SHORT PROBLEM – Copy out every line in which the string "matplotlib" occurs.
>>>
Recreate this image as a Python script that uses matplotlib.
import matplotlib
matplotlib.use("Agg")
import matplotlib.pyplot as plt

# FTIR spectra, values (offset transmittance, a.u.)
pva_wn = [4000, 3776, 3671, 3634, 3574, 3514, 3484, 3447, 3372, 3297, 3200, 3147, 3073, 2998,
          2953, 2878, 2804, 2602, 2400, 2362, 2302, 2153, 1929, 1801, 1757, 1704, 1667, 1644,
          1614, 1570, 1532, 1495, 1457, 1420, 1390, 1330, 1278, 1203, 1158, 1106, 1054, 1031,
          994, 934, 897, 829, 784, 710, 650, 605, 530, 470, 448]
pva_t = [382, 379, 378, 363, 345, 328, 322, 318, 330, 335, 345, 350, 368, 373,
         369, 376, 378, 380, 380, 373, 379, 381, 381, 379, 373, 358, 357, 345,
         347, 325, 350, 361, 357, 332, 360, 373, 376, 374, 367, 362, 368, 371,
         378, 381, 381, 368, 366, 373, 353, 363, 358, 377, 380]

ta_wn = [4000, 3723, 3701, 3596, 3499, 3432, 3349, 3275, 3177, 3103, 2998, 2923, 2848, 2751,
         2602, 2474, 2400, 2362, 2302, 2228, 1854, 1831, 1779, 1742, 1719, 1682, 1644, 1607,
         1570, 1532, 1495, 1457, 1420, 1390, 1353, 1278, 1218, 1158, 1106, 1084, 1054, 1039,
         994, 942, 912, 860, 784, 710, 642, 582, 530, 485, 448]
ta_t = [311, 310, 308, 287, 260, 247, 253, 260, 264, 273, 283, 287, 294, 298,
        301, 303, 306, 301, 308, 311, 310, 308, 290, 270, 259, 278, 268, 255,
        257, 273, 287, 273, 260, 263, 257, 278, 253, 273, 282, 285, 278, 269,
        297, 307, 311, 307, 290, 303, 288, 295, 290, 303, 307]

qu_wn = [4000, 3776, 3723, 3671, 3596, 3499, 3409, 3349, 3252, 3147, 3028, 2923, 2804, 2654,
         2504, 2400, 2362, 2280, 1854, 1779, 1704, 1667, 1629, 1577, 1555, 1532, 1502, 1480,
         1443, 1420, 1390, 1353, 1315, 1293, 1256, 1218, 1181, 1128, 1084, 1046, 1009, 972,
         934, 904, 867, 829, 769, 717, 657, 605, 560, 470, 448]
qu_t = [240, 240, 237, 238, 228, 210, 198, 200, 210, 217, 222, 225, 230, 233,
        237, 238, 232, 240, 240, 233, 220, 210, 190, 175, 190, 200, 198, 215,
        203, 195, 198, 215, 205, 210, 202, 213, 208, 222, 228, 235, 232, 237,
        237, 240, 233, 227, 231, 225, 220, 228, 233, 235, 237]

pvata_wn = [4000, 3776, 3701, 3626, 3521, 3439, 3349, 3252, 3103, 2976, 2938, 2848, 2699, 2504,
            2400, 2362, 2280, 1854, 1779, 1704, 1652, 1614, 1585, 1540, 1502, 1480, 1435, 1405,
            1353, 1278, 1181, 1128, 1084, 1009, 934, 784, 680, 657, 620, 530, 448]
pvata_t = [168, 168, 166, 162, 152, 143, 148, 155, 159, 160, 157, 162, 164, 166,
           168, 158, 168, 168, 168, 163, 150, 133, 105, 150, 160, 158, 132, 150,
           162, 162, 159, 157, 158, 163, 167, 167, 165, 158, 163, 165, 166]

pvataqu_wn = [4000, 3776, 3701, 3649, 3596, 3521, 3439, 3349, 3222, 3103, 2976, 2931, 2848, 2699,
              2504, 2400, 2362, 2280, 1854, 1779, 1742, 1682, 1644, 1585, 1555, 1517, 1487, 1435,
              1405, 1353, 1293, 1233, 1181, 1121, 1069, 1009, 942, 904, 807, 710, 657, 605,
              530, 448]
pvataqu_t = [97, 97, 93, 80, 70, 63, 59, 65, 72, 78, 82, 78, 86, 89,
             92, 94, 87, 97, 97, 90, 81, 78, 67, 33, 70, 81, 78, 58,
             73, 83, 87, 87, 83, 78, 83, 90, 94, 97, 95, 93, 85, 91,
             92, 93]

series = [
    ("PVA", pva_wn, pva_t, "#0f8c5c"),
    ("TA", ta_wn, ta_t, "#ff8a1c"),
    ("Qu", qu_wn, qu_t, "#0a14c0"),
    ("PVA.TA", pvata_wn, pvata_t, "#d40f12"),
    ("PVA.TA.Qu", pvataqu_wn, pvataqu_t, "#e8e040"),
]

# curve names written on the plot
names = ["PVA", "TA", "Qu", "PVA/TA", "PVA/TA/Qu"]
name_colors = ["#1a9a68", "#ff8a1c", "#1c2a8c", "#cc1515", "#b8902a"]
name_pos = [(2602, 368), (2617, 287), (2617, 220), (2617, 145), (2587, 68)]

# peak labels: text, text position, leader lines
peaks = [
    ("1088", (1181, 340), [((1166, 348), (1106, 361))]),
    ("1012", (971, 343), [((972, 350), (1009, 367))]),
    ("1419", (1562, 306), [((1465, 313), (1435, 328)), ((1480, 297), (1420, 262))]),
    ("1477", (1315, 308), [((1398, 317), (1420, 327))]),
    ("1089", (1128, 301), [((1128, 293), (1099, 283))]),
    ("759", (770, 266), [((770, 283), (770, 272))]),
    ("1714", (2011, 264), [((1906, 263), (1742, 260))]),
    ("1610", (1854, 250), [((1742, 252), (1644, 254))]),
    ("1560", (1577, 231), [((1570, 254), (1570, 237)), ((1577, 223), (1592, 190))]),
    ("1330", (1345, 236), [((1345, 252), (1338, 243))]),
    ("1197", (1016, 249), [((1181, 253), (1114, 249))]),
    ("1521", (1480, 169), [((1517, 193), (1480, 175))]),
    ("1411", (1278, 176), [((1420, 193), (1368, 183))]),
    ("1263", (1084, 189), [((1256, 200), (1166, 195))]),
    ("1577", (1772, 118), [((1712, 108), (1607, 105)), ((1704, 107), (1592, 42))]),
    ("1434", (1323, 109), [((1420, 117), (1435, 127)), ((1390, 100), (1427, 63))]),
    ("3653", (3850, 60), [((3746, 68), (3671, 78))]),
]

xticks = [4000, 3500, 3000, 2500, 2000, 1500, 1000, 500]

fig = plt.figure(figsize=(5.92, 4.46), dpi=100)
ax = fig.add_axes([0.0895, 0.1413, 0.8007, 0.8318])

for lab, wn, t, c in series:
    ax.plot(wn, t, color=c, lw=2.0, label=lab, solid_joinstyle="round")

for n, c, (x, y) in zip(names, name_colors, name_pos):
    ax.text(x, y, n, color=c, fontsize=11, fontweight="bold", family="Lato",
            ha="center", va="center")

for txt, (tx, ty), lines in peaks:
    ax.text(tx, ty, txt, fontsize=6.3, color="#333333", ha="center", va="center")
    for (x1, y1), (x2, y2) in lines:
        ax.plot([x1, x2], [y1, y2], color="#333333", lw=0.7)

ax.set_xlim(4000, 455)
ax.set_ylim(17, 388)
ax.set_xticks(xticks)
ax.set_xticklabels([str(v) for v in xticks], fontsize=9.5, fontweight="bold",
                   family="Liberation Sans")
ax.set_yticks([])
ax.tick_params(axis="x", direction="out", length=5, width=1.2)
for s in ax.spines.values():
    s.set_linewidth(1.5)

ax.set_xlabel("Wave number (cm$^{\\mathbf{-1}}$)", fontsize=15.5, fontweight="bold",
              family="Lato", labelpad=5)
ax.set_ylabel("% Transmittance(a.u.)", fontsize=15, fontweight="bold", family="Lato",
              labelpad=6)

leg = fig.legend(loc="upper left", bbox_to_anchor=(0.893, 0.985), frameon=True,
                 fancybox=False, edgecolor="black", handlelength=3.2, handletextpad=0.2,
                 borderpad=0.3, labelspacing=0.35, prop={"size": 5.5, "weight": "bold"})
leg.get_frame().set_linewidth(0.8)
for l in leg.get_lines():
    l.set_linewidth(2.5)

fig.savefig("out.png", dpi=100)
<<<
FULL RESPONSE –
Recreate this image as a Python script that uses matplotlib.
import matplotlib
matplotlib.use("Agg")
import matplotlib.pyplot as plt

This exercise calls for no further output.